# WORK TO COMPLETE:
Each line containing the word "this" needs to be copied.

##### INFORMATION PROVIDED #####

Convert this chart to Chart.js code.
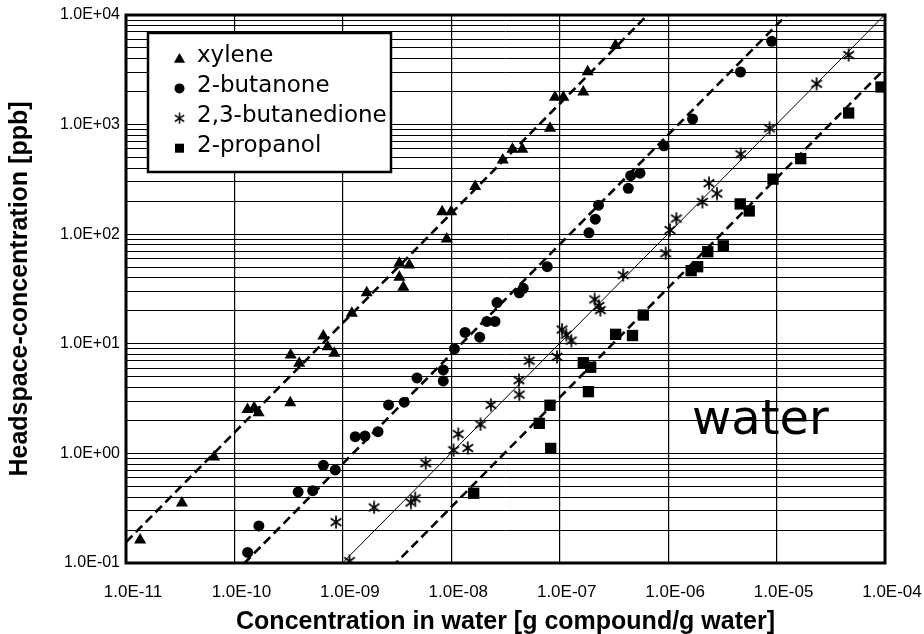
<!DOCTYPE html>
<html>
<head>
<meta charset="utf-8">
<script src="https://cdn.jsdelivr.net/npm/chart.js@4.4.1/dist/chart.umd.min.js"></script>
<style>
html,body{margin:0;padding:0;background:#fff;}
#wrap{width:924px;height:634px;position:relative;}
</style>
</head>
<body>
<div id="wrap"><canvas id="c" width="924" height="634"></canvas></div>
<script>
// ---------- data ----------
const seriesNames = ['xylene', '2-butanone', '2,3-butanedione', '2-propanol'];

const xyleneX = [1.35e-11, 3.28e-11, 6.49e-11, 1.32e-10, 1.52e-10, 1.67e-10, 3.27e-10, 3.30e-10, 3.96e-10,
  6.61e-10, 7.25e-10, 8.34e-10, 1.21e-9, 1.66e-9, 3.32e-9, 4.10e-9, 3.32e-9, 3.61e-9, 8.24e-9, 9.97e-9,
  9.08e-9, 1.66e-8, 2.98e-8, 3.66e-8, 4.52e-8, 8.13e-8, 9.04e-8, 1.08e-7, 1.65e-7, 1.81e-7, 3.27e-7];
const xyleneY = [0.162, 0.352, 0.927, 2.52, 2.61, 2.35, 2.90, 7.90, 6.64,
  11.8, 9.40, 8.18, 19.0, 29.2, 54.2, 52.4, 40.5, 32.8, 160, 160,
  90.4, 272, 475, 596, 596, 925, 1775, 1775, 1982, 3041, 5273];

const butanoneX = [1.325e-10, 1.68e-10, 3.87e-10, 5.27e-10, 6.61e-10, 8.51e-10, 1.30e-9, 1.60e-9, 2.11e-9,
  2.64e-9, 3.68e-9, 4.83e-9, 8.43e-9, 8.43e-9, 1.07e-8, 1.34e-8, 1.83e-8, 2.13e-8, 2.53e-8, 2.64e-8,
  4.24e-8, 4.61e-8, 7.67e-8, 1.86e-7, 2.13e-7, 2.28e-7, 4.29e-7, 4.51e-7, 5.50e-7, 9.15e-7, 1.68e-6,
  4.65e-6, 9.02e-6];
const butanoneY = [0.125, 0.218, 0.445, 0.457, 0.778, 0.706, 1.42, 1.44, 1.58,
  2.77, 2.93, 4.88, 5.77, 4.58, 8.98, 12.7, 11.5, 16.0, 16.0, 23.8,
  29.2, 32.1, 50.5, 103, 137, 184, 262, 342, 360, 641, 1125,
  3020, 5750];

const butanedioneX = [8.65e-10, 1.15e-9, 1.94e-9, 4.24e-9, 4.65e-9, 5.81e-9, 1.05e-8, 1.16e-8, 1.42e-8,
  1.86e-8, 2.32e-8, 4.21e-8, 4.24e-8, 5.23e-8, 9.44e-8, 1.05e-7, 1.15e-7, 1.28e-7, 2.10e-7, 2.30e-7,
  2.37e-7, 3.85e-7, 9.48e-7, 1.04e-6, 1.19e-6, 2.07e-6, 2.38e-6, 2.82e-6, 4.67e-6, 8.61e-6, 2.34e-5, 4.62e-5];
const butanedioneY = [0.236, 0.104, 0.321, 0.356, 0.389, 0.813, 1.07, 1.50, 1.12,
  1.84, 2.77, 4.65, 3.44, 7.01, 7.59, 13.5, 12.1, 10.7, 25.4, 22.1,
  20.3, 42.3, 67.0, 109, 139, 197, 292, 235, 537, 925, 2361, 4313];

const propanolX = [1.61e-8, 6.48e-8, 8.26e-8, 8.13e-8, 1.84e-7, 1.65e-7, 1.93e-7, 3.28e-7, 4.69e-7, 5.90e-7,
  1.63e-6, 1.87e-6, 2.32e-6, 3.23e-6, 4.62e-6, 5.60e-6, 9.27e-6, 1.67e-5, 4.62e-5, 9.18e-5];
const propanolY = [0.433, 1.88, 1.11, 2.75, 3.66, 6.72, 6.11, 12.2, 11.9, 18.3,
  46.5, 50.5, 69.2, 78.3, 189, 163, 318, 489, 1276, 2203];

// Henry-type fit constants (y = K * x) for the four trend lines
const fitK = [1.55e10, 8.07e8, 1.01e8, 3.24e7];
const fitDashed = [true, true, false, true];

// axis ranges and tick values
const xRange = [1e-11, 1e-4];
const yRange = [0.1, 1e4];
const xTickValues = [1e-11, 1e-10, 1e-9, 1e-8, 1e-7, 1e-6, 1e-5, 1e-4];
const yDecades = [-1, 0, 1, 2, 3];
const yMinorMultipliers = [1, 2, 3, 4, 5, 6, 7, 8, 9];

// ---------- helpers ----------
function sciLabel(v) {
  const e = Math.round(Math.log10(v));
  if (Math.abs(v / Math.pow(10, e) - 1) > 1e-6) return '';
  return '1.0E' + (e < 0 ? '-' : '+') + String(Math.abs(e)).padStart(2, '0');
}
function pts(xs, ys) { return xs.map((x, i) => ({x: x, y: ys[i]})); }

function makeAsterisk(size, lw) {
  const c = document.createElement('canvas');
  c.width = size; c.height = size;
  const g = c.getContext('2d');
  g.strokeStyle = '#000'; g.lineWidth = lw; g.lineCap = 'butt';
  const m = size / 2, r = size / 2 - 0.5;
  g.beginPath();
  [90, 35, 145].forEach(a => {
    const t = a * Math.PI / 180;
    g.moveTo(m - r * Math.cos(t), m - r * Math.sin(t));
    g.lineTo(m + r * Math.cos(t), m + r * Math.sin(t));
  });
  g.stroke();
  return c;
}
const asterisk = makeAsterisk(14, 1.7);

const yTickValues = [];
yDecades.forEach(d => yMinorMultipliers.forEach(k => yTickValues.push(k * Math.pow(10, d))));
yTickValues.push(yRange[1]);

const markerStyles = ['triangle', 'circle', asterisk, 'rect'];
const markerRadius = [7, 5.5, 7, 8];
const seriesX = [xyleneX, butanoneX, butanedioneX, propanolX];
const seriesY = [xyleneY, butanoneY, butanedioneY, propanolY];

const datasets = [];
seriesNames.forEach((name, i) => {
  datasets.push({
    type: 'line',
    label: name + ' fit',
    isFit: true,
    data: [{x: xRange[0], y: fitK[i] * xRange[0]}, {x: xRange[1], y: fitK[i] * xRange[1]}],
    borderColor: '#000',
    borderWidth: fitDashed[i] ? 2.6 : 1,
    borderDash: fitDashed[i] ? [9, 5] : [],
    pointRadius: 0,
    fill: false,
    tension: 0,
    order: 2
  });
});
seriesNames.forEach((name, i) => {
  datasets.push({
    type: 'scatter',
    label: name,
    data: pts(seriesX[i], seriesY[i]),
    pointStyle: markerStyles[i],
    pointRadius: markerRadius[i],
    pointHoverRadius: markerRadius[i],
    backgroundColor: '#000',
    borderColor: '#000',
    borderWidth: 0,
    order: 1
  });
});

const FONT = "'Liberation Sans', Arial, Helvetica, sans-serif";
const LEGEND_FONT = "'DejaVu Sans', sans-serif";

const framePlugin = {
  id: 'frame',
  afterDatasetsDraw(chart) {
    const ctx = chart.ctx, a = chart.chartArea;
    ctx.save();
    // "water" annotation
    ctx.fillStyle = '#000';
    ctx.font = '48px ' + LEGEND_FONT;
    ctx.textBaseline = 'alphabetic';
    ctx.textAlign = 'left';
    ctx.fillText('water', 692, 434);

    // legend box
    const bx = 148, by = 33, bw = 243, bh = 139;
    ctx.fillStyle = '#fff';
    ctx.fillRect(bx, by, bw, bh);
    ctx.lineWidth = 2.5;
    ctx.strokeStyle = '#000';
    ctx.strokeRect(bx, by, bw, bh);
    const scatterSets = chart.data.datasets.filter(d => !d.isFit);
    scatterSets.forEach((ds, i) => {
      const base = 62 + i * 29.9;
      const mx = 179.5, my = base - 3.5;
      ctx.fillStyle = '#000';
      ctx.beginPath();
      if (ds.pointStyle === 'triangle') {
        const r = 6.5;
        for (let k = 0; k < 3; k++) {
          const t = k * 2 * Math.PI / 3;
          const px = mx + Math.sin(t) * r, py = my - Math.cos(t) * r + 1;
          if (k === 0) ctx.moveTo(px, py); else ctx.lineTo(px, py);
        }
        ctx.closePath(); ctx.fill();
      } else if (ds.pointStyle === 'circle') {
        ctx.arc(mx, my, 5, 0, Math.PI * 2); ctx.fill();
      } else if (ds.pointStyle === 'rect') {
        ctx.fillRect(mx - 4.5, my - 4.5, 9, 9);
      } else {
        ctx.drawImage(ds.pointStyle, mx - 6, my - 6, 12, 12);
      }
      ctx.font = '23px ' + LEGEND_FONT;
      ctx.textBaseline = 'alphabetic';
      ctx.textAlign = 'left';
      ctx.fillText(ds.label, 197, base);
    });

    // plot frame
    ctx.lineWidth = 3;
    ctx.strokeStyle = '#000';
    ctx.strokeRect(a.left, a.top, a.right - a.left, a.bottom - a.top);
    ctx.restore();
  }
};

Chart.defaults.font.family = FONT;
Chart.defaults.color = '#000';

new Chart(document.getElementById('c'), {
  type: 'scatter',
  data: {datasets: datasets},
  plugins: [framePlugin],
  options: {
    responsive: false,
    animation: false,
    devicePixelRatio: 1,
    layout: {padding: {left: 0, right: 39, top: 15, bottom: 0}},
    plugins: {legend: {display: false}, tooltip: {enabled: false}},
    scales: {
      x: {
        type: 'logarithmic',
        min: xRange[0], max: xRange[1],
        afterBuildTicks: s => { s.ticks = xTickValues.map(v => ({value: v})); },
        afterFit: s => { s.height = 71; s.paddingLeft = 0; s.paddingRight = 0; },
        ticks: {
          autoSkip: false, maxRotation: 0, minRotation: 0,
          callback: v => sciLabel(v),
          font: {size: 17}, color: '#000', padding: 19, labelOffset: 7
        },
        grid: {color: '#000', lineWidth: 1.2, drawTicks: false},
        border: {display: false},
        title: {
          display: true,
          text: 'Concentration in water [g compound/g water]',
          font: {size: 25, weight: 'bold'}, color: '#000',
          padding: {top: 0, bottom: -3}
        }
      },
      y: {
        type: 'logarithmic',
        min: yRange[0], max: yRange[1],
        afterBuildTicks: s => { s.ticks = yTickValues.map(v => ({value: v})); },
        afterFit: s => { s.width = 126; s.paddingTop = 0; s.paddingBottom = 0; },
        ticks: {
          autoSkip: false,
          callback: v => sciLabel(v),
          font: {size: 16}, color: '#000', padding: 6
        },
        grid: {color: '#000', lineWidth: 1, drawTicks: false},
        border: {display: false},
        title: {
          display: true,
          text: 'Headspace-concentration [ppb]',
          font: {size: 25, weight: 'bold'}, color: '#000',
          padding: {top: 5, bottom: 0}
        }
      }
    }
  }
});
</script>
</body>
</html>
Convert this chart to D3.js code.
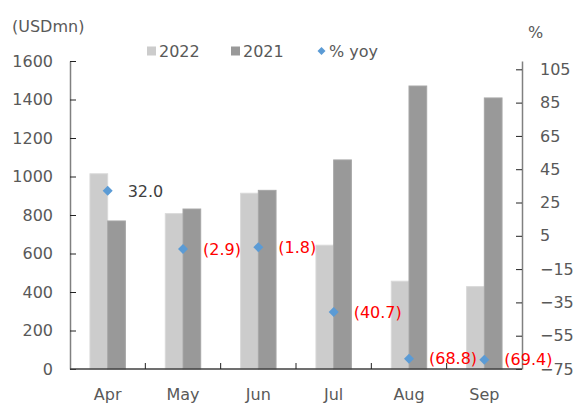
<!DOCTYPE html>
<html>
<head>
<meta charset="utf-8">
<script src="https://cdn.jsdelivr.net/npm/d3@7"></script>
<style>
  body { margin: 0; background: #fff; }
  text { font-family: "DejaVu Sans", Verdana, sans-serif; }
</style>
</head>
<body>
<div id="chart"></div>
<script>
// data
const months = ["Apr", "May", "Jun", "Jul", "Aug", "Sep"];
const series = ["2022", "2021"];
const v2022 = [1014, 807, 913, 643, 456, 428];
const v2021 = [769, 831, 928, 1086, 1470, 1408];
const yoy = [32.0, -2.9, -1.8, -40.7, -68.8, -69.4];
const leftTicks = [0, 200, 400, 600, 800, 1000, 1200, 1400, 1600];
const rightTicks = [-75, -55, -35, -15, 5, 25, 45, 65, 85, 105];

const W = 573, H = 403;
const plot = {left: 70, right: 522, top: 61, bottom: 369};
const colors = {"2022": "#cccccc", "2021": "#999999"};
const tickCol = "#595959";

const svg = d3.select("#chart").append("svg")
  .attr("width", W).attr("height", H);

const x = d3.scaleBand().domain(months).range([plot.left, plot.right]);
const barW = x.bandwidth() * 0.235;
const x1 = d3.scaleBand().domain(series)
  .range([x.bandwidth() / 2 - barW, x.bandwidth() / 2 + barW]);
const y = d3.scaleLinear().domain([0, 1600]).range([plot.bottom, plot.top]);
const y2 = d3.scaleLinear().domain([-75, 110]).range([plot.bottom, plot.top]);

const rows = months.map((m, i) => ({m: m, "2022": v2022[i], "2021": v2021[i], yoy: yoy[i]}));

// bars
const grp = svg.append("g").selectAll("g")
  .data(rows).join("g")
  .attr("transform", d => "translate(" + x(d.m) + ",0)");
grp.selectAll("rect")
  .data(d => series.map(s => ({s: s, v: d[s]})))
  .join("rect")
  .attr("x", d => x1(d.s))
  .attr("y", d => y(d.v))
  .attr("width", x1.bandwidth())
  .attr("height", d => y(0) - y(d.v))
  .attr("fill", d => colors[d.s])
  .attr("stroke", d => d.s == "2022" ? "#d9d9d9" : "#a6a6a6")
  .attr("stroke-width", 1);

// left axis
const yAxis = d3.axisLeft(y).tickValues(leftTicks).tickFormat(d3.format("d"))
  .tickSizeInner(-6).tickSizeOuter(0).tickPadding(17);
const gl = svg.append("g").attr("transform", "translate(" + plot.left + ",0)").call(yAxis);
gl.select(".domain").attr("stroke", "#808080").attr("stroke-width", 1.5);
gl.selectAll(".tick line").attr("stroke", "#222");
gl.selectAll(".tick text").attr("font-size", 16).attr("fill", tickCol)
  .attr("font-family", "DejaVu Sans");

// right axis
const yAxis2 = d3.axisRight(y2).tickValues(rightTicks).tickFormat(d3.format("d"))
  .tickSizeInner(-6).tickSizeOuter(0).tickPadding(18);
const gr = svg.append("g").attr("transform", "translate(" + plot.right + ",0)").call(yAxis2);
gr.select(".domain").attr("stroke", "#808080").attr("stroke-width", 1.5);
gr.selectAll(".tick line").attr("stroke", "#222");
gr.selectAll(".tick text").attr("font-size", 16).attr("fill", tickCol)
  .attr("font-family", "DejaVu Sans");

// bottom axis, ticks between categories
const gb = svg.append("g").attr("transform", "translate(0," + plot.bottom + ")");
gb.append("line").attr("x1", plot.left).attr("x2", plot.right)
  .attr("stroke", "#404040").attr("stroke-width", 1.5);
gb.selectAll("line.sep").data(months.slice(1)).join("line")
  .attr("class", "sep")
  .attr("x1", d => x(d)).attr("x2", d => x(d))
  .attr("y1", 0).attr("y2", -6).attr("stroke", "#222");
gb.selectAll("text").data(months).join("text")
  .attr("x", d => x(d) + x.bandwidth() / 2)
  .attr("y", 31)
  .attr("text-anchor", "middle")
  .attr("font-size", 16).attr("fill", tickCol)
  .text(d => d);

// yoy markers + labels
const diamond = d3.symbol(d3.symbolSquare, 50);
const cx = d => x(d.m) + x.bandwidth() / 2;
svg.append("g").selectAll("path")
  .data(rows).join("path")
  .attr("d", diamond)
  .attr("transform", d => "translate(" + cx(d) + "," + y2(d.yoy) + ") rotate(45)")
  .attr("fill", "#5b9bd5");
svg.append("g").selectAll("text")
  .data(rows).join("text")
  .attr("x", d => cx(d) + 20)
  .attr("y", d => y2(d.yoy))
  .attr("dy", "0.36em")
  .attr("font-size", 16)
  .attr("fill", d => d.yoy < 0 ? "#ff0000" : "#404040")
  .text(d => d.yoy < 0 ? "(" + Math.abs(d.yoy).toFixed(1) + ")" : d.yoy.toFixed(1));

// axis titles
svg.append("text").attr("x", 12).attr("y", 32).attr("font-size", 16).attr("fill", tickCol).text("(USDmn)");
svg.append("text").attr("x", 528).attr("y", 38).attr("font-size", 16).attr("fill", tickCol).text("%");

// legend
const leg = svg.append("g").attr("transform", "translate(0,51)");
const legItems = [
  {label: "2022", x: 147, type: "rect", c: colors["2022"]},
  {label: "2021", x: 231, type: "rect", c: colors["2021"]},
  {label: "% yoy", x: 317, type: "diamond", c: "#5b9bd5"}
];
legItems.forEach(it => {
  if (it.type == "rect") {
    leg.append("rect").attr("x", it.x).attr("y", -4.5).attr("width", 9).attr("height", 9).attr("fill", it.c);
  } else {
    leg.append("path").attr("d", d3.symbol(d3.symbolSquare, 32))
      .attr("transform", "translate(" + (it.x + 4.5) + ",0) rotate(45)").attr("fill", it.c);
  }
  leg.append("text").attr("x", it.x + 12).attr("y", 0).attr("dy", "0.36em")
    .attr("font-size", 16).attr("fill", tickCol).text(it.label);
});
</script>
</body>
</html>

#####

# THE RESPONSE:
Convert this chart to Chart.js code.
Convert this chart to D3.js code.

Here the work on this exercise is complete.